A autora do blog O Berço do Mundo, Ruthia Portelinha, deixou-nos o seu contributo. Apaixonada por livros e viagens faz-nos viajar pelas suas palavras nos posts que faz no seu blog. Não deixem de o visitar e deliciar-se.
Hoje viajamos pela sua análise à leitura de O Cemitério de Praga, de Umberto Eco.

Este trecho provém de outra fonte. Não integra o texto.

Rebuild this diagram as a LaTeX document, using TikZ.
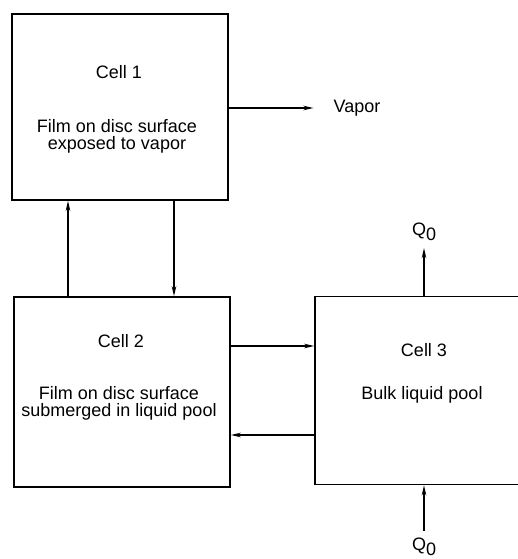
\documentclass[tikz,border=0pt]{standalone}
\usepackage{fontspec}
\setmainfont{Liberation Sans}
\usetikzlibrary{arrows.meta}

\tikzset{
  cellbox/.style={draw, line width=1.6pt, minimum width=216pt, minimum height=186pt, inner sep=0pt},
  flow/.style={line width=1.5pt, -{Stealth[length=10pt,width=4.5pt]}},
  lbl/.style={font=\fontsize{18}{17}\selectfont, align=center, inner sep=0pt},
}
\newcommand{\qsub}{Q\raisebox{-5pt}{0}}

\begin{document}
\begin{tikzpicture}[x=1pt,y=-1pt]
\useasboundingbox (0,0) rectangle (518,559);
% boxes
\node[cellbox] (cell1) at (120,107) {};
\node[cellbox, minimum height=190pt] (cell2) at (122,392) {};
\node[cellbox, minimum width=214pt, minimum height=188pt] (cell3) at (422,390.5) {};
% texts
\node[lbl] (title1) at (119,72) {Cell 1};
\node[lbl] (text1) at (117,136) {Film on disc surface\\exposed to vapor};
\node[lbl] (title2) at (121,341) {Cell 2};
\node[lbl] (text2) at (119,403) {Film on disc surface\\submerged in liquid pool};
\node[lbl] (title3) at (424,350) {Cell 3};
\node[lbl] (text3) at (422,395) {Bulk liquid pool};
\node[lbl] (vapor) at (357,108) {Vapor};
\node[lbl] (qout) at (424,232) {\qsub};
\node[lbl] (qin) at (424,547) {\qsub};
% connectors
\coordinate (upx) at (68,0);
\coordinate (downx) at (174,0);
\coordinate (hi) at (0,346);
\coordinate (lo) at (0,435);
\draw[flow] (cell2.north -| upx) -- (cell1.south -| upx);
\draw[flow] (cell1.south -| downx) -- (cell2.north -| downx);
\draw[flow] (cell1.east |- vapor) -- ([xshift=-20pt]vapor.west);
\draw[flow] (cell2.east |- hi) -- (cell3.west |- hi);
\draw[flow] (cell3.west |- lo) -- (cell2.east |- lo);
\draw[flow] (cell3.north -| qout) -- ([yshift=-7pt]qout.south);
\draw[flow] ([yshift=7pt]qin.north) -- (cell3.south -| qin);
\end{tikzpicture}
\end{document}
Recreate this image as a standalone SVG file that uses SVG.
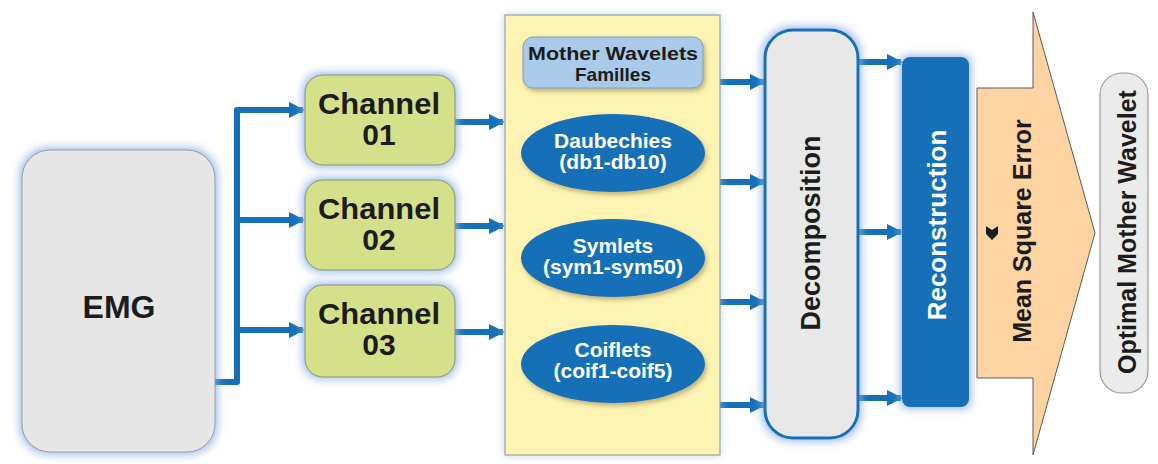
<svg xmlns="http://www.w3.org/2000/svg" width="1158" height="464" viewBox="0 0 1158 464">
<defs>
<style>
text{font-family:"Liberation Sans",Arial,sans-serif;font-weight:bold;text-anchor:middle}
.dark{fill:#1c1c1c}
.white{fill:#ffffff}
.conn{fill:none;stroke:#1670b8;stroke-width:6;stroke-linejoin:round}
.chan{fill:#d5e08b;stroke:#8a8f70;stroke-width:1}
.ell{fill:#1670b8}
</style>
<filter id="glow" x="-30%" y="-30%" width="160%" height="160%">
<feMorphology in="SourceAlpha" operator="dilate" radius="2" result="d"/>
<feGaussianBlur in="d" stdDeviation="4" result="b"/>
<feFlood flood-color="#8db0e6" flood-opacity="0.85"/>
<feComposite in2="b" operator="in" result="g"/>
<feMerge><feMergeNode in="g"/><feMergeNode in="SourceGraphic"/></feMerge>
</filter>
<filter id="softglow" x="-30%" y="-10%" width="160%" height="120%">
<feGaussianBlur in="SourceAlpha" stdDeviation="4" result="b"/>
<feFlood flood-color="#a9c3ea" flood-opacity="0.7"/>
<feComposite in2="b" operator="in" result="g"/>
<feMerge><feMergeNode in="g"/><feMergeNode in="SourceGraphic"/></feMerge>
</filter>
<filter id="shadow" x="-20%" y="-30%" width="140%" height="160%">
<feDropShadow dx="2" dy="3" stdDeviation="2" flood-color="#7a6a30" flood-opacity="0.45"/>
</filter>
<marker id="ah" viewBox="0 0 16 16" refX="14" refY="8" markerWidth="16" markerHeight="16" markerUnits="userSpaceOnUse" orient="auto">
<path d="M0,0 L16,8 L0,16 Z" fill="#1670b8"/>
</marker>
</defs>
<rect width="1158" height="464" fill="#ffffff"/>

<g id="connectors">
<path class="conn" d="M215,382 H237 V110 H303" marker-end="url(#ah)"/>
<path class="conn" d="M237,220 H303" marker-end="url(#ah)"/>
<path class="conn" d="M237,330 H303" marker-end="url(#ah)"/>
<path class="conn" d="M455,122 H503" marker-end="url(#ah)"/>
<path class="conn" d="M455,226 H503" marker-end="url(#ah)"/>
<path class="conn" d="M455,332 H503" marker-end="url(#ah)"/>
<path class="conn" d="M720,82 H764" marker-end="url(#ah)"/>
<path class="conn" d="M720,182 H764" marker-end="url(#ah)"/>
<path class="conn" d="M720,302 H764" marker-end="url(#ah)"/>
<path class="conn" d="M720,405 H764" marker-end="url(#ah)"/>
<path class="conn" d="M858,62 H901" marker-end="url(#ah)"/>
<path class="conn" d="M858,232 H901" marker-end="url(#ah)"/>
<path class="conn" d="M858,398 H901" marker-end="url(#ah)"/>
</g>

<g id="emg">
<rect x="22" y="150" width="193" height="302" rx="28" fill="#e6e6e6" stroke="#9a9a9a" stroke-width="1" filter="url(#glow)"/>
<text class="dark" x="119" y="318" font-size="32">EMG</text>
</g>

<g id="channel01">
<rect class="chan" x="305" y="75" width="150" height="90" rx="18" filter="url(#glow)"/>
<text class="dark" x="379" y="114" font-size="30" textLength="122" lengthAdjust="spacingAndGlyphs">Channel</text>
<text class="dark" x="379" y="145" font-size="30">01</text>
</g>
<g id="channel02">
<rect class="chan" x="305" y="180" width="150" height="90" rx="18" filter="url(#glow)"/>
<text class="dark" x="379" y="219" font-size="30" textLength="122" lengthAdjust="spacingAndGlyphs">Channel</text>
<text class="dark" x="379" y="250" font-size="30">02</text>
</g>
<g id="channel03">
<rect class="chan" x="305" y="285" width="150" height="92" rx="18" filter="url(#glow)"/>
<text class="dark" x="379" y="324" font-size="30" textLength="122" lengthAdjust="spacingAndGlyphs">Channel</text>
<text class="dark" x="379" y="355" font-size="30">03</text>
</g>

<g id="wavelet-panel">
<rect x="505" y="15" width="215" height="440" fill="#fdf3b2" stroke="#8f8f8f" stroke-width="1" filter="url(#softglow)"/>
</g>
<g id="families">
<rect x="523" y="37" width="180" height="51" rx="10" fill="#a9cbe9" stroke="#7f9fbf" stroke-width="1" filter="url(#shadow)"/>
<text class="dark" x="613" y="60" font-size="19" textLength="170" lengthAdjust="spacingAndGlyphs">Mother Wavelets</text>
<text class="dark" x="613" y="81" font-size="19">Familles</text>
</g>
<g id="daubechies">
<ellipse class="ell" cx="613" cy="153" rx="92" ry="39" filter="url(#shadow)"/>
<text class="white" x="613" y="148" font-size="21">Daubechies</text>
<text class="white" x="613" y="169" font-size="21">(db1-db10)</text>
</g>
<g id="symlets">
<ellipse class="ell" cx="613" cy="258" rx="92" ry="39" filter="url(#shadow)"/>
<text class="white" x="613" y="253" font-size="21">Symlets</text>
<text class="white" x="613" y="274" font-size="21">(sym1-sym50)</text>
</g>
<g id="coiflets">
<ellipse class="ell" cx="613" cy="364" rx="92" ry="39" filter="url(#shadow)"/>
<text class="white" x="613" y="357" font-size="21">Coiflets</text>
<text class="white" x="613" y="378" font-size="21">(coif1-coif5)</text>
</g>

<g id="decomposition">
<rect x="765" y="30" width="93" height="408" rx="28" fill="#e8e8e8" stroke="#1670b8" stroke-width="3" filter="url(#glow)"/>
<text class="dark" transform="translate(820,233) rotate(-90)" x="0" y="0" font-size="27">Decomposition</text>
</g>

<g id="reconstruction">
<rect x="902" y="57" width="67" height="350" rx="8" fill="#1670b8" filter="url(#glow)"/>
<text class="white" transform="translate(946,225) rotate(-90)" x="0" y="0" font-size="26">Reconstruction</text>
</g>

<g id="mse">
<polygon points="977,88 1033,88 1033,12 1095,233 1033,455 1033,378 977,378" fill="#fdd3a2" stroke="#5a5a5a" stroke-width="1"/>
<path d="M986,226 L992,230 L998,226 L998,234 L992,240 L986,234 Z" fill="#1c1c1c"/>
<text class="dark" transform="translate(1031,231) rotate(-90)" x="0" y="0" font-size="25">Mean Square Error</text>
</g>

<g id="optimal">
<rect x="1100" y="73" width="48" height="320" rx="22" fill="#ebebeb" stroke="#9a9a9a" stroke-width="1.2"/>
<text class="dark" transform="translate(1136,232) rotate(-90)" x="0" y="0" font-size="25">Optimal Mother Wavelet</text>
</g>
</svg>
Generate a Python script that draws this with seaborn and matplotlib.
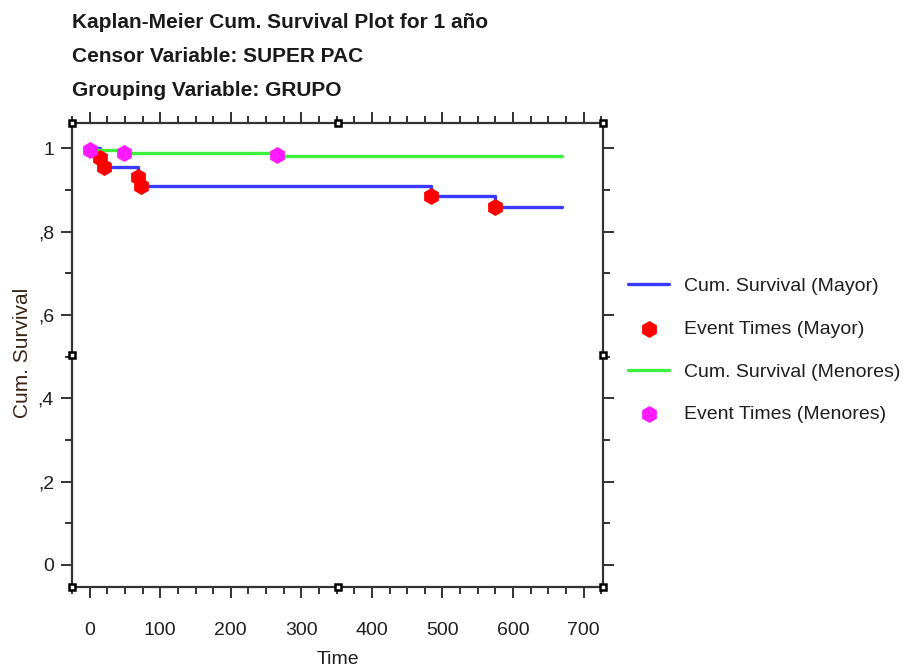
import matplotlib
matplotlib.use("Agg")
import matplotlib.pyplot as plt
import matplotlib.ticker as mticker
import seaborn as sns
import pandas as pd

# ---- data ----
mayor_time = [0, 14, 21, 68, 73, 484, 574, 670]
mayor_surv = [1.0, 0.977, 0.955, 0.932, 0.909, 0.886, 0.858, 0.858]
mayor_event_time = [14, 21, 68, 73, 484, 574]
mayor_event_surv = [0.977, 0.955, 0.932, 0.909, 0.886, 0.858]

menores_time = [0, 48, 265, 670]
menores_surv = [0.995, 0.989, 0.982, 0.982]
menores_event_time = [0, 48, 265]
menores_event_surv = [0.995, 0.989, 0.983]

title_lines = ["Kaplan-Meier Cum. Survival Plot for 1 año",
               "Censor Variable: SUPER PAC",
               "Grouping Variable: GRUPO"]
legend_labels = ["Cum. Survival (Mayor)", "Event Times (Mayor)",
                 "Cum. Survival (Menores)", "Event Times (Menores)"]
x_ticks = [0, 100, 200, 300, 400, 500, 600, 700]
y_ticks = [0, 0.2, 0.4, 0.6, 0.8, 1.0]

sns.set_style("ticks")
fam = ["Liberation Sans", "DejaVu Sans"]
plt.rcParams["font.family"] = fam

fig = plt.figure(figsize=(9.2, 6.69), dpi=100)
ax = fig.add_axes([0.0783, 0.1226, 0.5775, 0.6931])

df_mayor = pd.DataFrame({"Time": mayor_time, "S": mayor_surv})
df_men = pd.DataFrame({"Time": menores_time, "S": menores_surv})
ev_mayor = pd.DataFrame({"Time": mayor_event_time, "S": mayor_event_surv})
ev_men = pd.DataFrame({"Time": menores_event_time, "S": menores_event_surv})

blue = "#3a3aff"
green = "#3ef03e"
red = "#ff0000"
pink = "#ff1aff"

sns.lineplot(data=df_mayor, x="Time", y="S", ax=ax, color=blue, lw=2.4,
             drawstyle="steps-post", estimator=None, label=legend_labels[0], zorder=2)
sns.lineplot(data=df_men, x="Time", y="S", ax=ax, color=green, lw=2.4,
             drawstyle="steps-post", estimator=None, label=legend_labels[2], zorder=2)
sns.scatterplot(data=ev_mayor, x="Time", y="S", ax=ax, color=red, marker="h",
                s=150, linewidth=0, label=legend_labels[1], zorder=3)
sns.scatterplot(data=ev_men, x="Time", y="S", ax=ax, color=pink, marker="h",
                s=150, linewidth=0, label=legend_labels[3], zorder=3)

ax.set_xlim(-25, 728)
ax.set_ylim(-0.053, 1.06)

ax.set_xticks(x_ticks)
ax.xaxis.set_minor_locator(mticker.MultipleLocator(25))
ax.set_yticks(y_ticks)
ax.yaxis.set_minor_locator(mticker.MultipleLocator(0.1))


def yfmt(v, pos):
    if abs(v) < 1e-9:
        return "0"
    if abs(v - 1) < 1e-9:
        return "1"
    return "," + f"{v:.1f}".split(".")[1]


ax.yaxis.set_major_formatter(mticker.FuncFormatter(yfmt))
ax.tick_params(which="both", direction="out", top=True, right=True,
               color="#222222", width=1.3)
ax.tick_params(which="major", length=8, labelsize=14, labelcolor="#1e1e1e")
ax.tick_params(axis="y", which="major", pad=5)
ax.tick_params(axis="x", which="major", pad=17)
ax.tick_params(which="minor", length=5)
for sp in ax.spines.values():
    sp.set_linewidth(1.6)
    sp.set_color("#333333")

ax.set_xlabel("Time", fontsize=14, color="#1e1e1e")
ax.xaxis.set_label_coords((338 - 72) / 531, -(651 - 587) / 464)
ax.set_ylabel("Cum. Survival", fontsize=15, color="#3a2418")
ax.yaxis.set_label_coords(-(72 - 32) / 531, (587 - 353) / 464)

# selection handles at corners and mid-points of the frame
hx = [0, 0.5, 1, 1, 1, 0.5, 0, 0]
hy = [0, 0, 0, 0.5, 1, 1, 1, 0.5]
ax.plot(hx, hy, ls="none", marker="s", ms=5, mfc="white", mec="black", mew=1.8,
        transform=ax.transAxes, clip_on=False, zorder=5)

h, l = ax.get_legend_handles_labels()
hmap = dict(zip(l, h))
leg = ax.legend([hmap[x] for x in legend_labels], legend_labels,
                loc="upper left", bbox_to_anchor=((628 - 72) / 531, (587 - 277) / 464),
                frameon=False, fontsize=14, handlelength=2.1, labelspacing=1.3,
                handletextpad=0.75, borderaxespad=0, borderpad=0)
for t in leg.get_texts():
    t.set_color("#1e1e1e")

for i, line in enumerate(title_lines):
    fig.text(0.078, 1 - (22 + 34 * i) / 669, line, fontsize=15, fontweight="bold",
             ha="left", va="center", color="#1a1a1a")

fig.savefig("out.png", dpi=100)
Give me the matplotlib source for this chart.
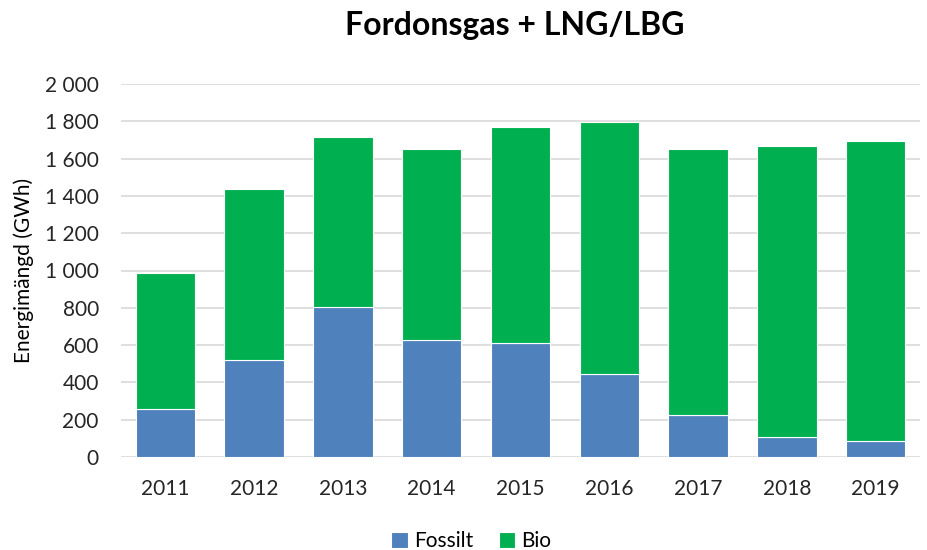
import matplotlib
matplotlib.use("Agg")
import matplotlib.pyplot as plt
from matplotlib.ticker import FuncFormatter, MultipleLocator

years = ["2011", "2012", "2013", "2014", "2015", "2016", "2017", "2018", "2019"]
fossilt = [259, 521, 803, 626, 610, 445, 224, 107, 88]
bio = [730, 917, 911, 1027, 1159, 1353, 1429, 1558, 1604]

plt.rcParams['font.family'] = ['Lato', 'DejaVu Sans']

fig = plt.figure(figsize=(9.28, 5.5), dpi=100)
ax = fig.add_axes([121/928, 1 - 457/550, (920-121)/928, (457-84)/550])

x = list(range(len(years)))
ax.bar(x, fossilt, width=0.67, color="#4f81bd", edgecolor="white", linewidth=0.8, label="Fossilt", zorder=3)
ax.bar(x, bio, bottom=fossilt, width=0.67, color="#00b050", edgecolor="white", linewidth=0.8, label="Bio", zorder=3)

ax.set_xlim(-0.5, len(years) - 0.5)
ax.set_ylim(0, 2000)
ax.yaxis.set_major_locator(MultipleLocator(200))
ax.yaxis.set_major_formatter(FuncFormatter(lambda v, p: f"{int(v):,}".replace(",", " ")))
ax.set_xticks(x)
ax.set_xticklabels(years)
ax.grid(axis="y", color="#d9d9d9", linewidth=1.2, zorder=0)
for s in ax.spines.values():
    s.set_visible(False)
ax.tick_params(axis="both", length=0, labelsize=15, colors="#262626")
ax.tick_params(axis="x", pad=16)
ax.tick_params(axis="y", pad=16)
ax.set_ylabel("Energimängd (GWh)", fontsize=15, color="#000000", labelpad=8)

fig.suptitle("Fordonsgas + LNG/LBG", x=0.555, y=0.98, fontsize=23, fontweight="bold")

fig.legend(loc="center", bbox_to_anchor=(0.508, 1 - 541/550), ncol=2, frameon=False,
           fontsize=15, handlelength=0.8, handleheight=0.8, handletextpad=0.3, columnspacing=1.2)

fig.savefig("out.png", dpi=100)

O Cemitério de Praga, de Umberto Eco
Acabadinho de ler.
Tinha talvez expectativas demasiado altas, motivadas pelo autor, que é
brilhante, do período histórico a que remete, da sinopse estupenda que deve ter
sido escrita por um marketeer…
“Durante o século XIX, entre Turim, Palermo e Paris, encontramos uma
satanista histérica, um abade que morre duas vezes, alguns cadáveres num esgoto
parisiense, um garibaldino que se chamava Ippolito Nievo, desaparecido no mar
nas proximidades do Stromboli, o falso bordereau de Dreyfus para a embaixada
alemã, a disseminação gradual daquela falsificação conhecida como Os Protocolos
dos Sábios de Sião (que inspirará a Hitler os campos de extermínio), jesuítas
que tramam contra maçons, maçons, carbonários e mazzinianos que estrangulam
padres com as suas próprias tripas, um Garibaldi artrítico com as pernas
tortas, os planos dos serviços secretos piemonteses, franceses, prussianos e
russos, os massacres numa Paris da Comuna em que se comem os ratos, golpes de punhal,
horrendas e fétidas reuniões por parte de criminosos que entre os vapores do
absinto planeiam explosões e revoltas de rua, barbas falsas, falsos notários,
testamentos enganosos, irmandades diabólicas e missas negras.”
Apesar de promissor, não
gostei.
O protagonista - um tal
capitão Simonini, falsário, contrabandista e glutão - é demasiado debochado, as
conspirações demasiado intrincadas, os discursos demasiado longos, demasiado é
também o ódio que transborda daquelas páginas.
Ódio pelas mulheres -
pois nutre “um horror natural” por
essa “estirpe do demónio”.
Ódio pelos padres – de
quem recorda “olhares fugidios,
dentaduras estragadas, hálitos pesados, mãos suadas que tentavam acariciar-me a
nuca. Que nojo. Ociosos, pertencentes às classes perigosas, como os ladrões e
vagabundos. (…) E, entre os padres mais indignos, o Governo escolhe os mais
estúpidos e nomeia-os bispos” (pp.23-24).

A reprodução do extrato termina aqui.